Pink News reports the school approved research that will examine gay bear culture in the U.K. The study will be headed by Dr. Nick McGlynn, who is a "proud self-identified bear" and says he wants to "explore the experiences of big and fat men in Bear bars, pubs, clubs and events, and to understand how these spaces might help tackle fat stigma for men."

The University of Brighton gave McGlynn £6,726 (nearly $8,900 USD) for the study.

McGlynn is calling the study "Bearspace" and is aiming to create a "complete database of every Bear bar, pub, club event, and social group in the U.K." so that information can use used for "one of the wold's largest empirical studies of Bear communities."


Bearspace now has its own Twitter account, which announced the project on July 11.

On the University of Brighton's website, the school describes the project:

"This research attends to an unexplored intersection of geographies of sexualities, and fatness/obesity.

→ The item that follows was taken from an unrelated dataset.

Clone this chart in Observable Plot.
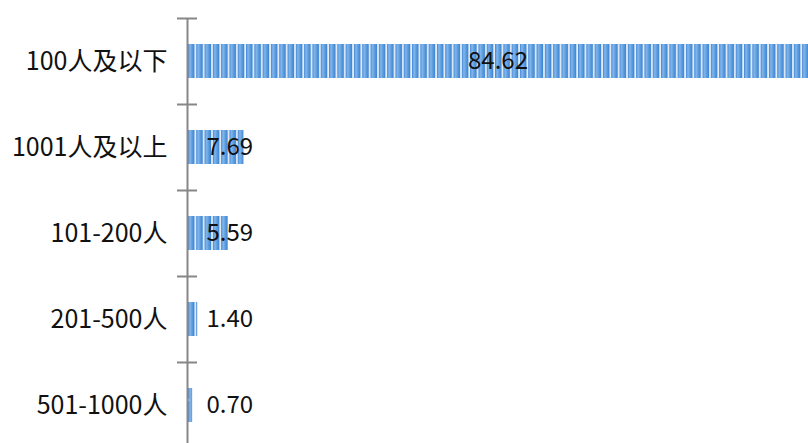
<!DOCTYPE html>
<html>
<head>
<meta charset="utf-8">
<script src="https://cdn.jsdelivr.net/npm/d3@7"></script>
<script src="https://cdn.jsdelivr.net/npm/@observablehq/plot@0.6"></script>
<style>
  html, body { margin: 0; padding: 0; background: #fff; overflow: hidden; }
  #chart svg { display: block; }
</style>
</head>
<body>
<svg width="0" height="0" style="position:absolute">
  <defs>
    <linearGradient id="stripeGrad" x1="0" y1="0" x2="1" y2="0">
      <stop offset="0%" stop-color="#3a80cf"/>
      <stop offset="30%" stop-color="#86b9ec"/>
      <stop offset="60%" stop-color="#5e9fe1"/>
      <stop offset="100%" stop-color="#3c80ce"/>
    </linearGradient>
    <pattern id="stripes" patternUnits="userSpaceOnUse" x="187" y="0" width="8.3" height="200">
      <rect x="0" y="0" width="8.3" height="200" fill="#ffffff"/>
      <rect x="0.8" y="0" width="6.8" height="200" rx="2" fill="url(#stripeGrad)"/>
    </pattern>
  </defs>
</svg>
<div id="chart"></div>
<script>
const categories = ["100人及以下", "1001人及以上", "101-200人", "201-500人", "501-1000人"];
const values = [84.62, 7.69, 5.59, 1.40, 0.70];
const labels = ["84.62", "7.69", "5.59", "1.40", "0.70"];

const data = categories.map((c, i) => ({cat: c, value: values[i], label: labels[i]}));

const W = 808, H = 448, ML = 187;
const xMax = 84.62;
const k = (W - ML) / xMax;
const font = "'Noto Sans CJK SC', 'Open Sans', sans-serif";

const chart = Plot.plot({
  width: W,
  height: H,
  marginLeft: ML,
  marginRight: 0,
  marginTop: 18,
  marginBottom: 0,
  style: {fontFamily: font, background: "#fff", overflow: "hidden"},
  x: {domain: [0, xMax], axis: null},
  y: {domain: categories, paddingInner: 0.6, paddingOuter: 0.3, axis: null},
  marks: [
    Plot.barX(data, {x: "value", y: "cat", fill: "url(#stripes)"}),
    Plot.ruleX([0], {stroke: "#878787", strokeWidth: 2}),
    Plot.ruleY(data, {y: "cat", dy: -43, x1: -10 / k, x2: 10 / k, stroke: "#878787", strokeWidth: 2}),
    Plot.text(data, {y: "cat", x: 0, dx: -20, text: "cat", textAnchor: "end", fontSize: 25, fill: "#111"}),
    Plot.text(data.filter(d => d.value > 20), {y: "cat", x: d => d.value / 2, text: "label", textAnchor: "middle", fontSize: 24, fill: "#111"}),
    Plot.text(data.filter(d => d.value <= 20), {y: "cat", x: 0, dx: 19, text: "label", textAnchor: "start", fontSize: 24, fill: "#111"})
  ]
});
document.getElementById("chart").appendChild(chart);
</script>
</body>
</html>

In a nation grappling with an 'obesity epidemic', fat people in the UK are highly stigmatised as unhealthy and sexually repulsive, with resultant serious mental/physical health impacts.

"Fat stigma is intensified in gay/bisexual men's spaces, yet the impacts of fat stigma on men's health or sexuality have received little attention.

"The project aims to uncover the role of geography in the marginalisation and/or empowerment of fat gay/bisexual men in the UK. It engages with space, fatness and sexuality through work in the 'Bear' community - a large global subculture of large-bodied gay/bisexual men.

"The double stigma of fatness/sexuality has significant impacts on Bears' mental and physical health, and Bear bars, clubs, and events are consequently experienced as 'safe spaces' for those excluded from both mainstream (due to sexuality) and gay/bisexual men's spaces (due to fatness).

"The project will develop six case studies of UK Bear spaces, each comprising an on-site focus group, individual interviews, and the researcher's own autoethnographic account as a self-identified Bear."